Part 1: New CPRA Laws for 2020
While an expansive array of records can be sought via a California Public Records Act request, the right to inspect public records is not without limits. The CPRA does not give unlimited access to records that may be exempt from disclosure. Occasionally the public’s right of access must yield to exemptions, such as individual privacy rights and defined privileges. However, transparency remains the goal.
Last year, the California Legislature and courts gave further guidance in balancing the rights of the public with those of the individual, aiming to further transparency when appropriate. In Part 1 of this Best Best & Krieger Legal Alert series, we look at updates from Sacramento that impact the CPRA.
CPRA New Laws
SB 126 Charter schools
SB 126 adds a new section to the California Education Code that explicitly states that charter schools and entities managing charter schools are subject to the CPRA. It further says that the chartering authority of a charter school is the custodian of records with regard to requests submitted to the charter school if either the charter school is located on a federally recognized California Indian reservation or the charter school is operated by a nonprofit formed on or before May 31, 2002 and is currently operated by a federally recognized California Indian tribe. However, it also says that, to the extent a governing body of a charter school or an entity managing a charter school engages in activities that are unrelated to a charter school, the CPRA does not apply to those activities.

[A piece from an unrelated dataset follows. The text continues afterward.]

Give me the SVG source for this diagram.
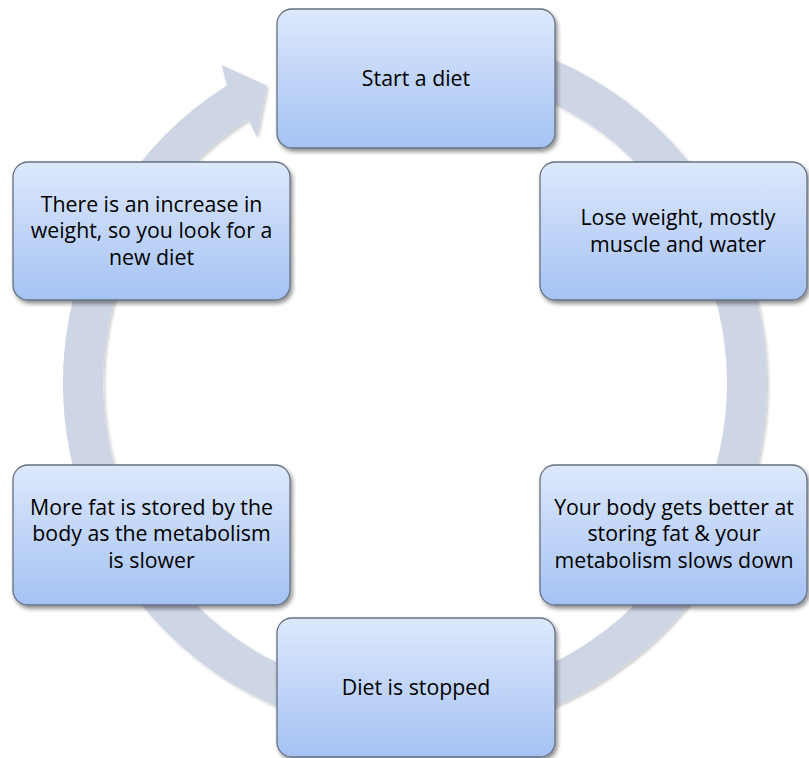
<svg xmlns="http://www.w3.org/2000/svg" width="809" height="758" viewBox="0 0 809 758">
  <defs>
    <linearGradient id="boxGrad" x1="0" y1="0" x2="0" y2="1">
      <stop offset="0" stop-color="#dde8fb"/>
      <stop offset="1" stop-color="#a5c2f4"/>
    </linearGradient>
    <filter id="shadow" x="-10%" y="-10%" width="125%" height="130%">
      <feGaussianBlur in="SourceAlpha" stdDeviation="2.2"/>
      <feOffset dx="2" dy="3" result="b"/>
      <feComponentTransfer><feFuncA type="linear" slope="0.45"/></feComponentTransfer>
      <feMerge><feMergeNode/><feMergeNode in="SourceGraphic"/></feMerge>
    </filter>
    <filter id="ringShadow" x="-5%" y="-5%" width="110%" height="110%">
      <feGaussianBlur in="SourceAlpha" stdDeviation="1.5"/>
      <feOffset dx="1.5" dy="2"/>
      <feComponentTransfer><feFuncA type="linear" slope="0.2"/></feComponentTransfer>
      <feMerge><feMergeNode/><feMergeNode in="SourceGraphic"/></feMerge>
    </filter>
  </defs>
  <style>
    .box { fill: url(#boxGrad); stroke: #667180; stroke-width: 1.3; filter: url(#shadow); }
    .lbl { font-family: "Open Sans", "Liberation Sans", sans-serif; font-size: 21.3px; fill: #000; text-anchor: middle; }
    .ring { fill: #ced6e6; filter: url(#ringShadow); }
  </style>
  <rect width="809" height="758" fill="#ffffff"/>
  <g id="connectors">
    <path class="ring" d="M 476.1,36.35 A 352 352 0 1 1 226.9,85.4 L 221.7,65 L 266.7,85.5 L 256.7,136.7 L 248.3,119.3 A 312 312 0 1 0 469.18,75.74 Z"/>
  </g>
  <g id="node1">
    <rect class="box" x="277" y="9" width="278" height="139" rx="15"/>
    <text class="lbl" x="416" y="86">Start a diet</text>
  </g>
  <g id="node2">
    <rect class="box" x="540" y="162" width="267" height="138" rx="15"/>
    <text class="lbl" x="678" y="225">Lose weight, mostly</text>
    <text class="lbl" x="678" y="251.7">muscle and water</text>
  </g>
  <g id="node3">
    <rect class="box" x="540" y="465" width="267" height="140" rx="15"/>
    <text class="lbl" x="674" y="514.5">Your body gets better at</text>
    <text class="lbl" x="674" y="541.2">storing fat &amp; your</text>
    <text class="lbl" x="674" y="568">metabolism slows down</text>
  </g>
  <g id="node4">
    <rect class="box" x="277" y="618" width="278" height="139" rx="15"/>
    <text class="lbl" x="416" y="695">Diet is stopped</text>
  </g>
  <g id="node5">
    <rect class="box" x="13" y="465" width="277" height="140" rx="15"/>
    <text class="lbl" x="151.5" y="514.5">More fat is stored by the</text>
    <text class="lbl" x="151.5" y="541.2">body as the metabolism</text>
    <text class="lbl" x="151.5" y="568">is slower</text>
  </g>
  <g id="node6">
    <rect class="box" x="13" y="162" width="277" height="138" rx="15"/>
    <text class="lbl" x="151.5" y="211.7">There is an increase in</text>
    <text class="lbl" x="151.5" y="238.3">weight, so you look for a</text>
    <text class="lbl" x="151.5" y="265">new diet</text>
  </g>
</svg>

AB 1819 Committee on Judiciary. Inspection of public records: use of requester’s reproduction equipment
AB 1819 amends Government Code section 6253 to say that a requester, who inspects a public record on the premises of the public agency disclosing the record, has the right to use his or her own equipment, at no cost, to photograph or otherwise copy the record. This must be done in a way that does not require the equipment to make physical contact with the record, unless such reproduction would damage the record or result in unauthorized access to the agency’s computer systems or secured networks. It further amends section 6253 to say that the public agency disclosing the record may impose “reasonable limits” on the use of the requester’s equipment to protect the safety of the records, prevent the copying of records from being an unreasonable burden to the orderly function of the agency and its employees or preserve historic or high-value records.

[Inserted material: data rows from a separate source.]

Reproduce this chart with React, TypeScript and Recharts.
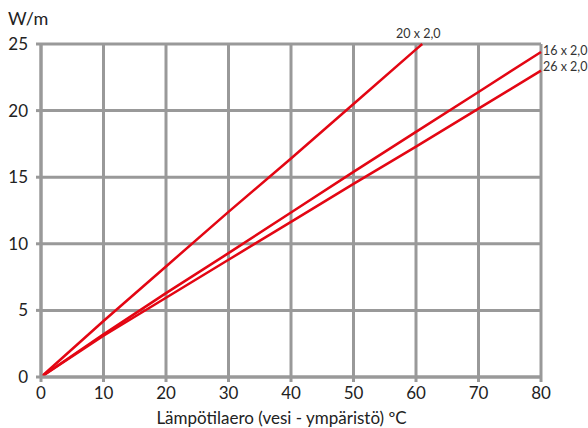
import React from 'react';
import { LineChart, Line, XAxis, YAxis, CartesianGrid, Label } from 'recharts';

const xTicks = [0, 10, 20, 30, 40, 50, 60, 70, 80];
const yTicks = [0, 5, 10, 15, 20, 25];

const dt20 = [0, 10, 20, 30, 40, 50, 60, 61];
const q20 = [0, 4.2, 8.3, 12.4, 16.4, 20.5, 24.6, 25];

const dt16 = [0, 10, 20, 30, 40, 50, 60, 70, 80];
const q16 = [0, 3.2, 6.3, 9.3, 12.35, 15.4, 18.4, 21.4, 24.4];

const dt26 = [0, 10, 20, 30, 40, 50, 60, 70, 80];
const q26 = [0, 3.1, 5.95, 8.8, 11.65, 14.5, 17.3, 20.15, 23.0];

const seriesNames = ['20 x 2,0', '16 x 2,0', '26 x 2,0'];
const xTitle = 'Lämpötilaero (vesi - ympäristö) ºC';
const yTitle = 'W/m';

const zip = (xs: number[], ys: number[]) => xs.map((x, i) => ({ x, y: ys[i] }));
const data20 = zip(dt20, q20);
const data16 = zip(dt16, q16);
const data26 = zip(dt26, q26);

const FONT = 'Lato, sans-serif';
const RED = '#e30613';
const GRID = '#999999';

const endLabel = (name: string, count: number, mode: 'top' | 'right', dy: number) => (props: any) => {
  const { x, y, index } = props;
  if (index !== count - 1) return null;
  if (mode === 'top') {
    return (
      <text x={x - 4} y={y + dy} textAnchor="middle" fontSize={12.5} fontFamily={FONT} fill="#333">
        {name}
      </text>
    );
  }
  return (
    <text x={x + 2} y={y + dy} textAnchor="start" fontSize={12.5} fontFamily={FONT} fill="#333">
      {name}
    </text>
  );
};

export default function App() {
  return (
    <div style={{ position: 'absolute', left: 0, top: 0, background: '#fff' }}>
      <LineChart width={588} height={428} margin={{ top: 44, right: 47, left: 0, bottom: 0 }}>
        <CartesianGrid stroke={GRID} strokeWidth={3} />
        <XAxis
          type="number"
          dataKey="x"
          domain={[0, 80]}
          ticks={xTicks}
          allowDuplicatedCategory={false}
          height={51}
          tickSize={5}
          tickMargin={5}
          axisLine={{ stroke: GRID, strokeWidth: 3 }}
          tickLine={{ stroke: GRID, strokeWidth: 3 }}
          tick={{ fill: '#222', fontSize: 17, fontFamily: FONT }}
        >
          <Label
            content={() => (
              <text x={281.5} y={424} textAnchor="middle" fontSize={17} fontFamily={FONT} fill="#222">
                {xTitle}
              </text>
            )}
          />
        </XAxis>
        <YAxis
          type="number"
          dataKey="y"
          domain={[0, 25]}
          ticks={yTicks}
          width={41}
          tickSize={5}
          tickMargin={8}
          axisLine={{ stroke: GRID, strokeWidth: 3 }}
          tickLine={{ stroke: GRID, strokeWidth: 3 }}
          tick={{ fill: '#222', fontSize: 17, fontFamily: FONT }}
        >
          <Label
            content={() => (
              <text x={8} y={25} textAnchor="start" fontSize={18} fontFamily={FONT} fill="#222">
                {yTitle}
              </text>
            )}
          />
        </YAxis>
        <Line data={data20} dataKey="y" type="linear" stroke={RED} strokeWidth={2.5} dot={false} isAnimationActive={false} label={endLabel(seriesNames[0], data20.length, 'top', -6)} />
        <Line data={data16} dataKey="y" type="linear" stroke={RED} strokeWidth={2.5} dot={false} isAnimationActive={false} label={endLabel(seriesNames[1], data16.length, 'right', 3)} />
        <Line data={data26} dataKey="y" type="linear" stroke={RED} strokeWidth={2.5} dot={false} isAnimationActive={false} label={endLabel(seriesNames[2], data26.length, 'right', 0)} />
      </LineChart>
    </div>
  );
}
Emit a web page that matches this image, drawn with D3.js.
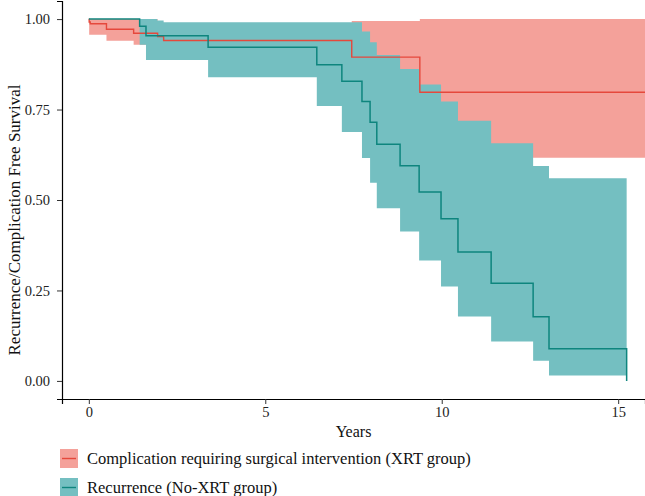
<!DOCTYPE html>
<html>
<head>
<meta charset="utf-8">
<script src="https://cdn.jsdelivr.net/npm/d3@7"></script>
<style>
  body { margin: 0; background: #fff; }
  svg text { font-family: "Liberation Serif", "DejaVu Serif", serif; }
</style>
</head>
<body>
<svg></svg>
<script>
// Complication (XRT group) - step curve
var redTime = [0, 0.01, 0.04, 0.50, 1.27, 1.95, 2.12, 7.45, 9.38, 15.76];
var redSurv = [1.0, 0.992, 0.987, 0.972, 0.961, 0.952, 0.941, 0.895, 0.798, 0.798];
// its confidence band
var redBandTime = [0.01, 0.50, 1.27, 1.95, 2.12, 7.45, 9.38, 15.76];
var redUpper = [1.0, 1.0, 1.0, 0.99, 0.988, 0.995, 1.0, 1.0];
var redLower = [0.957, 0.940, 0.929, 0.915, 0.90, 0.79, 0.617, 0.617];

// Recurrence (No-XRT group)
var tealTime = [0, 1.44, 1.62, 3.38, 6.46, 7.17, 7.74, 7.97, 8.16, 8.82, 9.36, 9.98, 10.46, 11.40, 12.59, 13.04, 15.24];
var tealSurv = [1.0, 0.980, 0.954, 0.922, 0.874, 0.828, 0.772, 0.715, 0.654, 0.595, 0.522, 0.448, 0.356, 0.270, 0.177, 0.089, 0.0];
var tealBandTime = [1.44, 1.62, 1.94, 2.12, 3.38, 6.46, 7.17, 7.74, 7.97, 8.16, 8.82, 9.36, 9.98, 10.46, 11.40, 12.59, 13.04, 15.24];
var tealUpper = [1.0, 1.0, 0.996, 0.991, 0.991, 0.991, 0.991, 0.966, 0.936, 0.901, 0.862, 0.819, 0.772, 0.719, 0.657, 0.594, 0.560, 0.560];
var tealLower = [0.929, 0.887, 0.887, 0.887, 0.839, 0.760, 0.688, 0.616, 0.548, 0.477, 0.413, 0.333, 0.261, 0.178, 0.109, 0.056, 0.015, 0.015];

var xTicks = [0, 5, 10, 15];
var yTicks = [0, 0.25, 0.5, 0.75, 1];
var legendLabels = ["Complication requiring surgical intervention (XRT group)", "Recurrence (No-XRT group)"];

var fills = ["#F4A19A", "#74BFC1"];
var lines = ["#E5483C", "#0E857E"];

var svgWidth = 645, svgHeight = 496;
var plotLeft = 62, plotRight = 645, plotTop = 1, plotBottom = 399;

var svg = d3.select("svg")
    .attr("width", svgWidth)
    .attr("height", svgHeight);

var x = d3.scaleLinear().domain([-0.76, 15.76]).range([plotLeft, plotRight]);
var y = d3.scaleLinear().domain([-0.05, 1.05]).range([plotBottom, plotTop]);

function zipBand(t, lo, hi) {
    return t.map(function (d, i) { return {t: d, lo: lo[i], hi: hi[i]}; });
}
function zipLine(t, s) {
    return t.map(function (d, i) { return {t: d, s: s[i]}; });
}

var area = d3.area()
    .curve(d3.curveStepAfter)
    .x(function (d) { return x(d.t); })
    .y0(function (d) { return y(d.lo); })
    .y1(function (d) { return y(d.hi); });

var line = d3.line()
    .curve(d3.curveStepAfter)
    .x(function (d) { return x(d.t); })
    .y(function (d) { return y(d.s); });

svg.append("path")
    .datum(zipBand(redBandTime, redLower, redUpper))
    .attr("d", area)
    .attr("fill", fills[0]);

svg.append("path")
    .datum(zipBand(tealBandTime, tealLower, tealUpper))
    .attr("d", area)
    .attr("fill", fills[1]);

svg.append("path")
    .datum(zipLine(redTime, redSurv))
    .attr("d", line)
    .attr("fill", "none")
    .attr("stroke", lines[0])
    .attr("stroke-width", 1.4);

svg.append("path")
    .datum(zipLine(tealTime, tealSurv))
    .attr("d", line)
    .attr("fill", "none")
    .attr("stroke", lines[1])
    .attr("stroke-width", 1.5);

// axes
var xAxis = svg.append("g")
    .attr("transform", "translate(0," + plotBottom + ")")
    .call(d3.axisBottom(x).tickValues(xTicks).tickSize(5).tickPadding(3).tickFormat(d3.format("d")));

var yAxis = svg.append("g")
    .attr("transform", "translate(" + plotLeft + ",0)")
    .call(d3.axisLeft(y).tickValues(yTicks).tickSize(5).tickPadding(7).tickFormat(d3.format(".2f")));

[xAxis, yAxis].forEach(function (g) {
    g.select(".domain").attr("stroke", "#000").attr("stroke-width", 1.2);
    g.selectAll(".tick line").attr("stroke", "#333");
    g.selectAll(".tick text").attr("fill", "#222").style("font-size", "14.5px")
        .style("font-family", "'Liberation Serif', serif");
});

svg.append("text")
    .attr("x", (plotLeft + plotRight) / 2)
    .attr("y", 437)
    .attr("text-anchor", "middle")
    .attr("fill", "#111")
    .style("font-size", "16px")
    .text("Years");

svg.append("text")
    .attr("transform", "translate(20,220) rotate(-90)")
    .attr("text-anchor", "middle")
    .attr("fill", "#111")
    .style("font-size", "17px")
    .text("Recurrence/Complication Free Survival");

// legend
var legend = svg.selectAll(".key")
    .data(legendLabels)
    .enter()
    .append("g")
    .attr("transform", function (d, i) { return "translate(60," + (449 + i * 29) + ")"; });

legend.append("rect")
    .attr("width", 18)
    .attr("height", 19)
    .attr("fill", function (d, i) { return fills[i]; });

legend.append("line")
    .attr("x1", 2).attr("x2", 16)
    .attr("y1", 9.5).attr("y2", 9.5)
    .attr("stroke", function (d, i) { return lines[i]; })
    .attr("stroke-width", 1.4);

legend.append("text")
    .attr("x", 27)
    .attr("y", 15)
    .attr("fill", "#111")
    .style("font-size", "16.5px")
    .text(function (d) { return d; });
</script>
</body>
</html>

AB 748 Peace officers: video and audio recordings: disclosure
AB 748 amended the CPRA to limit the circumstances when police department audio and/or video recordings related to a critical incident may be with withheld. This change affects body-worn camera footage disclosure depicting a firearm discharge at a person by a peace officer or use of force against a person resulting in death or great bodily injury. AB 748 went into effect on July 1, 2019.
Read more in the BB&K Legal Alerts:
SB 978 Law enforcement agencies: public records
SB 978 added a new section 13650 to the California Penal Code to provide that “[c]ommencing January 1, 2020, the Commission on Peace Officer Standards and Training and each local law enforcement agency shall conspicuously post on their Internet Web sites all current standards, policies, practices, operating procedures, and education and training materials that would otherwise be available to the public if a request was made pursuant to the [CPRA].”

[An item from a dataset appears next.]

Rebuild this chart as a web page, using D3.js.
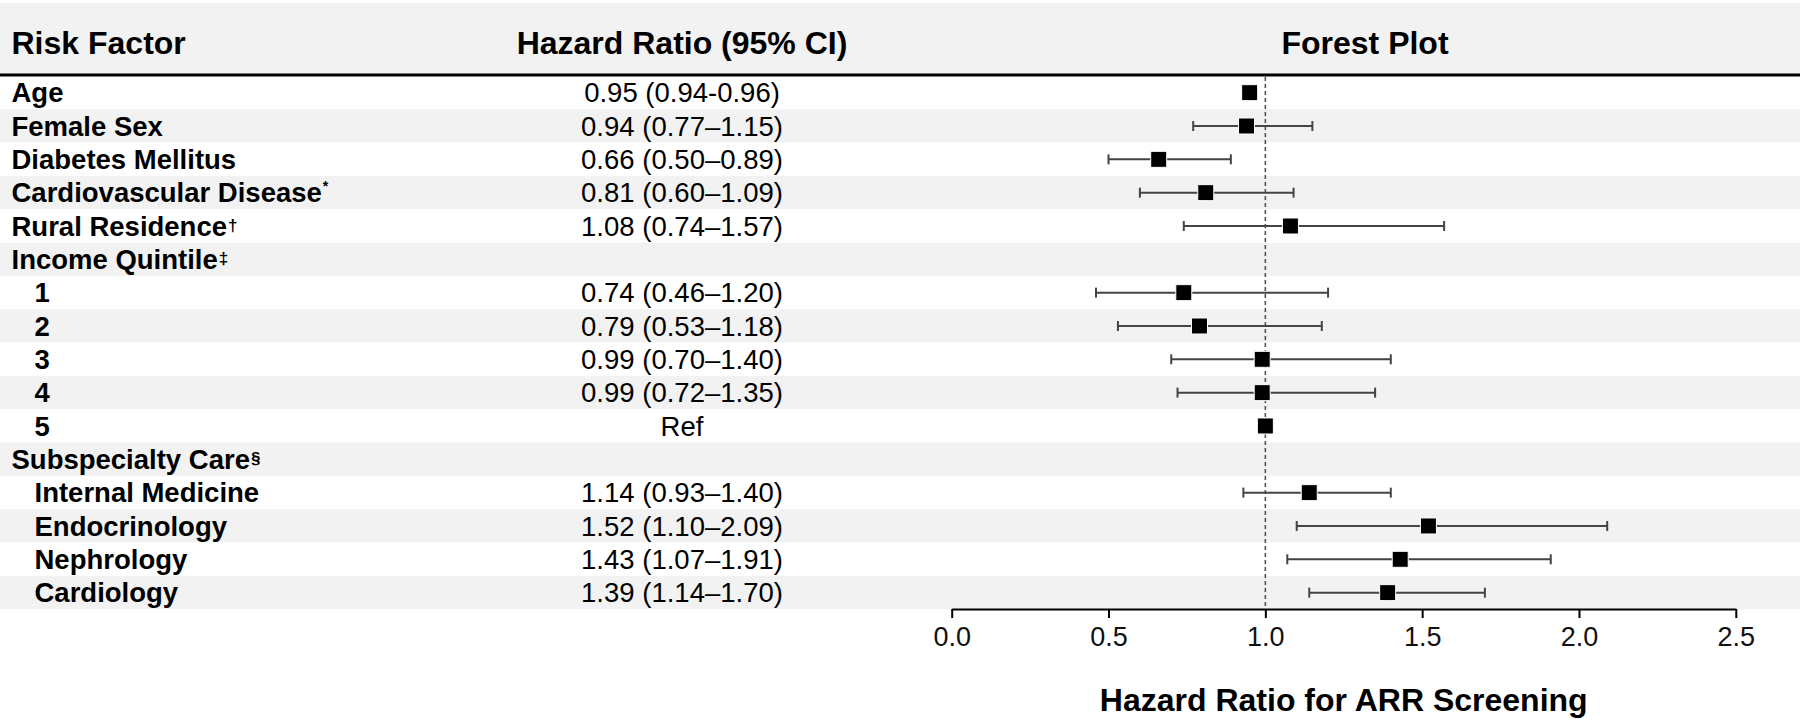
<!DOCTYPE html>
<html>
<head>
<meta charset="utf-8">
<script src="https://cdn.jsdelivr.net/npm/d3@7"></script>
<style>
  html, body { margin: 0; padding: 0; background: #ffffff; }
  svg { display: block; font-family: "Liberation Sans", Arial, Helvetica, sans-serif; }
</style>
</head>
<body>
<svg id="chart" width="1800" height="721"></svg>
<script>
// ---- Data ----
const labels = ["Age", "Female Sex", "Diabetes Mellitus", "Cardiovascular Disease", "Rural Residence",
  "Income Quintile", "1", "2", "3", "4", "5", "Subspecialty Care",
  "Internal Medicine", "Endocrinology", "Nephrology", "Cardiology"];
const footMarks = ["", "", "", "*", "†", "‡", "", "", "", "", "", "§", "", "", "", ""];
const indented = [0, 0, 0, 0, 0, 0, 1, 1, 1, 1, 1, 0, 1, 1, 1, 1];
const hr = [0.95, 0.94, 0.66, 0.81, 1.08, null, 0.74, 0.79, 0.99, 0.99, 1.00, null, 1.14, 1.52, 1.43, 1.39];
const ciLow = [0.94, 0.77, 0.50, 0.60, 0.74, null, 0.46, 0.53, 0.70, 0.72, null, null, 0.93, 1.10, 1.07, 1.14];
const ciHigh = [0.96, 1.15, 0.89, 1.09, 1.57, null, 1.20, 1.18, 1.40, 1.35, null, null, 1.40, 2.09, 1.91, 1.70];
const hrText = ["0.95 (0.94-0.96)", "0.94 (0.77–1.15)", "0.66 (0.50–0.89)", "0.81 (0.60–1.09)",
  "1.08 (0.74–1.57)", "", "0.74 (0.46–1.20)", "0.79 (0.53–1.18)", "0.99 (0.70–1.40)",
  "0.99 (0.72–1.35)", "Ref", "", "1.14 (0.93–1.40)", "1.52 (1.10–2.09)", "1.43 (1.07–1.91)", "1.39 (1.14–1.70)"];
const xTicks = [0.0, 0.5, 1.0, 1.5, 2.0, 2.5];
const headers = ["Risk Factor", "Hazard Ratio (95% CI)", "Forest Plot"];
const xTitle = "Hazard Ratio for ARR Screening";
const refValue = 1.0;

// ---- Layout ----
const W = 1800;
const svg = d3.select("#chart");
const rows = d3.range(labels.length);
const y = d3.scaleBand().domain(rows).range([76, 609.3]).padding(0);
const x = d3.scaleLinear().domain([0, 2.5]).range([951.7, 1735.8]);
const bodyFont = 27.5;
const band = "#f2f2f2";

// header band
svg.append("rect").attr("x", 0).attr("y", 3).attr("width", W).attr("height", 72).attr("fill", band);

// row bands
svg.append("g").selectAll("rect").data(rows).join("rect")
  .attr("x", 0).attr("y", d => y(d)).attr("width", W).attr("height", y.bandwidth())
  .attr("fill", d => d % 2 === 1 ? band : "#ffffff");

// header line
svg.append("line").attr("x1", 0).attr("x2", W).attr("y1", 75).attr("y2", 75)
  .attr("stroke", "#000").attr("stroke-width", 3);

// headers
const hx = [11.5, 682, 1365];
const ha = ["start", "middle", "middle"];
svg.append("g").selectAll("text").data(headers).join("text")
  .attr("x", (d, i) => hx[i]).attr("y", 54).attr("text-anchor", (d, i) => ha[i])
  .attr("font-size", 32).attr("font-weight", "bold").attr("fill", "#000").text(d => d);

// row labels
const lab = svg.append("g").selectAll("text").data(rows).join("text")
  .attr("x", d => indented[d] ? 34.5 : 11.5)
  .attr("y", d => y(d) + y.bandwidth() / 2 + bodyFont * 0.35)
  .attr("font-size", bodyFont).attr("font-weight", "bold").attr("fill", "#000");
lab.append("tspan").text(d => labels[d]);
lab.filter(d => footMarks[d] !== "").append("tspan")
  .attr("font-size", d => footMarks[d] === "*" ? 14 : 17)
  .attr("dy", d => footMarks[d] === "*" ? -11 : -5)
  .attr("dx", 1)
  .text(d => footMarks[d]);

// HR text
svg.append("g").selectAll("text").data(rows).join("text")
  .attr("x", 682).attr("y", d => y(d) + y.bandwidth() / 2 + bodyFont * 0.35)
  .attr("text-anchor", "middle").attr("font-size", bodyFont).attr("fill", "#000")
  .text(d => hrText[d]);

// reference line
svg.append("line").attr("x1", x(refValue)).attr("x2", x(refValue)).attr("y1", 77).attr("y2", 609)
  .attr("stroke", "#555").attr("stroke-width", 1.6).attr("stroke-dasharray", "4,3");

// CI whiskers
const ciRows = rows.filter(d => ciLow[d] !== null && ciHigh[d] !== null);
const cy = d => y(d) + y.bandwidth() / 2;
const gci = svg.append("g").attr("stroke", "#444").attr("stroke-width", 2);
gci.selectAll("line.ci").data(ciRows).join("line").attr("class", "ci")
  .attr("x1", d => x(ciLow[d])).attr("x2", d => x(ciHigh[d])).attr("y1", cy).attr("y2", cy);
gci.selectAll("line.capl").data(ciRows).join("line").attr("class", "capl")
  .attr("x1", d => x(ciLow[d])).attr("x2", d => x(ciLow[d])).attr("y1", d => cy(d) - 5).attr("y2", d => cy(d) + 5);
gci.selectAll("line.caph").data(ciRows).join("line").attr("class", "caph")
  .attr("x1", d => x(ciHigh[d])).attr("x2", d => x(ciHigh[d])).attr("y1", d => cy(d) - 5).attr("y2", d => cy(d) + 5);

// points
const sq = 16;
svg.append("g").selectAll("rect").data(rows.filter(d => hr[d] !== null)).join("rect")
  .attr("x", d => x(hr[d]) - sq / 2).attr("y", d => cy(d) - sq / 2)
  .attr("width", sq).attr("height", sq)
  .attr("fill", "#000").attr("stroke", "#fff").attr("stroke-width", 1);

// axis
const axis = d3.axisBottom(x).tickValues(xTicks).tickFormat(d3.format(".1f"))
  .tickSizeOuter(0).tickSizeInner(9).tickPadding(9);
const gAxis = svg.append("g").attr("transform", "translate(0,609)").call(axis);
gAxis.select(".domain").attr("stroke", "#000").attr("stroke-width", 2);
gAxis.selectAll(".tick line").attr("stroke", "#000").attr("stroke-width", 2);
gAxis.selectAll(".tick text").attr("font-size", 27).attr("fill", "#111")
  .attr("font-family", "'Liberation Sans', Arial, sans-serif");

// axis title
svg.append("text").attr("x", (x(0) + x(2.5)) / 2).attr("y", 711)
  .attr("text-anchor", "middle").attr("font-size", 32).attr("font-weight", "bold").attr("fill", "#000")
  .text(xTitle);
</script>
</body>
</html>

If passed, SB 518 and AB 1184 would have significantly impacted the CPRA; however, Gov. Gavin Newsom vetoed both bills.
SB 518 would have amended Code of Civil Procedure section 998 and prohibited pretrial settlement offers, or “998 offers,” in CPRA litigation. The bill was rejected on the basis that it would “provide a perverse incentive for more litigation instead of more transparency.” Permitting 998 offers in CPRA litigation arguably encourages local agencies to disclose inadvertently overlooked or mistakenly withheld documents early in litigation in an effort to quickly settle the dispute.
AB 1184 would have required state and local public agencies to retain every public record transmitted by email for at least 2 years. Newsom said he vetoed this bill because it would not “strike the appropriate balance between the benefits of greater transparency through the public’s access to public records, and the burdens of a dramatic increase in records-retention requirements.”
SB 518 and AB 1184 were both enrolled prior to being vetoed — meaning they were passed by both houses of the Legislature. California Supreme Court precedent suggests that courts should take judicial notice of enrolled bill reports. Nevertheless, lower courts have found that enrolled bill reports cannot adequately reflect the Legislature’s intent when they are prepared by the Executive Branch, though they may be used to corroborate legislative intent.